Although some previous court cases have
ruled that the Day of the Dead (in Spanish, El Dia de Los Muertos) is a cultural
and not a religious experience, many parents and school officials are concerned
about subjecting impressionable children to this sort of ritualism in school,
regardless of what it is called. Normally, the Day
of the Dead is celebrated between late October and early November. The date generally coincides with another
religious holiday called "All Saints' Day," or “All Souls Day.” In fact, the pagan or Wiccan
religious holiday of Halloween is celebrated on the “eve” of “All Saints
(Hallowed) Day.” Many schools highlight
the Day of the Dead festival for an entire week, even though the month-long
fun-filled Christmas cultural activities that many of us and our own parents
enjoyed in previous decades in public schools are now often banned as
“religious.”
Historical Reference
The ancient Aztec ritual of “El Dia de los Muertos” is
celebrated primarily in Mexico and in Mexican communities throughout the
United
States.
This celebration is said to date back 3000 years to ancient
Indian cultures. When
Spanish conquistadors reached Central America
500 years ago, Catholic practices were interwoven with the pagan Aztec
rituals. While the celebration is
certainly not illegal and it is celebrated by many Latinos in
America, many parents do not want
their children exposed to this sort of religio-cultural activity in public
schools. Many schools promote Day of the Dead celebrations as a means of
learning Mexican culture in Spanish language classes.
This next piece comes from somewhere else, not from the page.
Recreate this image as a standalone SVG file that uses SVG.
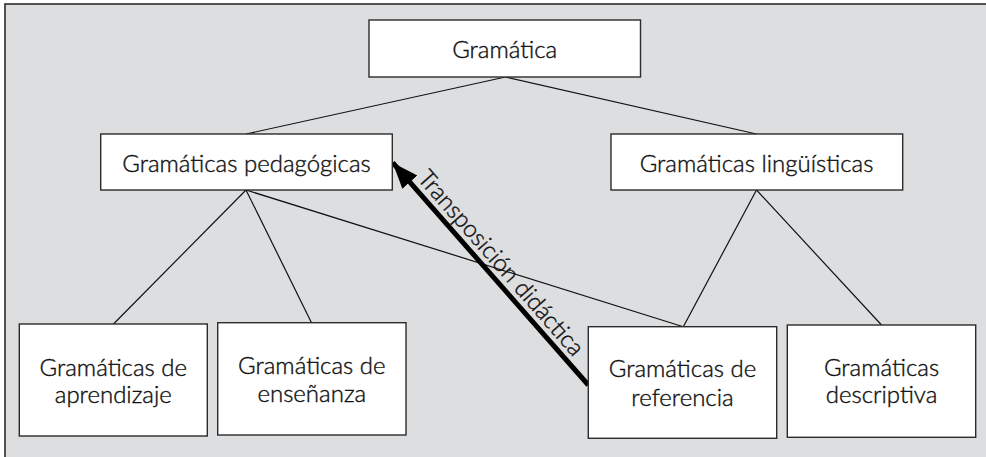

A favorite grade for promoting this activity
is the fourth grade.
In its genuine practice, the Day of the Dead typically
involves honoring the dead by donning masks and dancing on their graves or
building altars in their honor. The altars are surrounded with flowers, food and
pictures of the deceased. Celebrants
light candles and place them next to the altar.
Dancing “mariachi style” skeletons are often featured. Children also eat sugar skulls to symbolize
death. The Aztecs and some other
Meso-American civilizations believed the deceased came back to visit them during
these rituals as “honored guests."
Celebrations of the Day of the Dead
can include references to "altars” (in Spanish, “ofrendos") "ritual,""cycle of
life," experiences “dead animals," invitations welcoming "death," and other
clearly spiritual and religious themes.
In order to mask the religious nature of Day of the Dead activities, some
schools will not talk about “altars” but will substitute another phrase, such as
“remembrance tables.” These Latino rituals, even if considered “cultural”
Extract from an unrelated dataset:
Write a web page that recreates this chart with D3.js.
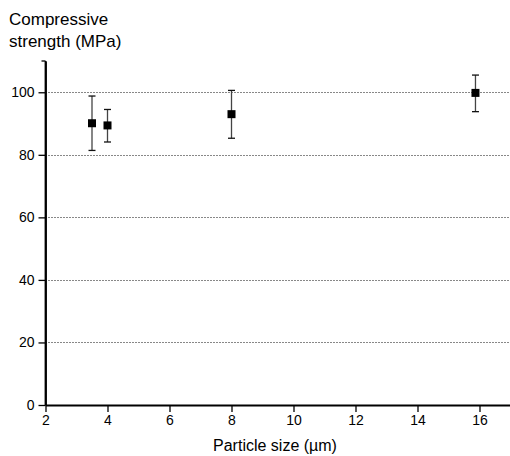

rather than religious, can encourage altar worship, animism, paganism, religious
anthropomorphism, offerings, human and animal necromancy, and could trigger
emotional trauma in some children.
As part of these religio-cultural
celebrations, children are often shown films highlighting death. They might be asked to bring a picture to
school of someone in their family who has died or of a deceased pet. Children might be encouraged to focus on
these dead relatives or pets, including imagining what their loved ones might
have looked like when they were younger or talking about their favorite
foods. In short, the Day of Dead
encourages children to focus on death and to honor those who have died, even if
school officials often argue that engaging in this activity falls short of
ancestor worship, which was its purpose in the early cultures that actually
celebrated the holiday. El Dia de Los
Muertos honors death (muertos) by emphasizing it as an important part of the
cycle of life---but without providing the hope of an afterlife through faith in
Jesus Christ, which Biblical Christianity emphasizes.
Protect
Your Children
Christians understand that all people have
an inborn spiritual hunger. If that
hunger is not satisfied by coming to know the True God and His Son Jesus Christ,
humanity will attempt to find substitutes---whether these substitutes are called
spiritual or cultural experiences. Our
public schools have removed all references to God, and often to Christmas, and
some are now seeking to replace these traditional events with religio-cultureal
experiences such as El Dia de Los Muertos.
Parents and church leaders can check to see
if this ritual will be celebrated in their own local public schools. Since the activity is obviously religious as
well as cultural, the local school officials or the school board should ban its
celebration. If school officials cannot
be persuaded to protect the children entrusted to their care from this sort of
controversial activity, parents can exercise their individual "opt out" right to
remove their own children from any classes where the holiday will be
celebrated. If classrooms celebrating
Day of the Dead rituals are empty, schools will quickly catch
on.
Children can be opted out of public school
activities that violate their religious faith by sending a note to the
teacher. For purposes of opting out
children from Day of the Dead activities, the note can simply state, “Because of
our family’s religious beliefs, we are requesting a religious accommodation and
will opt out [our child] from participation in any Day of the Dead
activities.” The child should then be
excused from class while the objectionable activity is ongoing.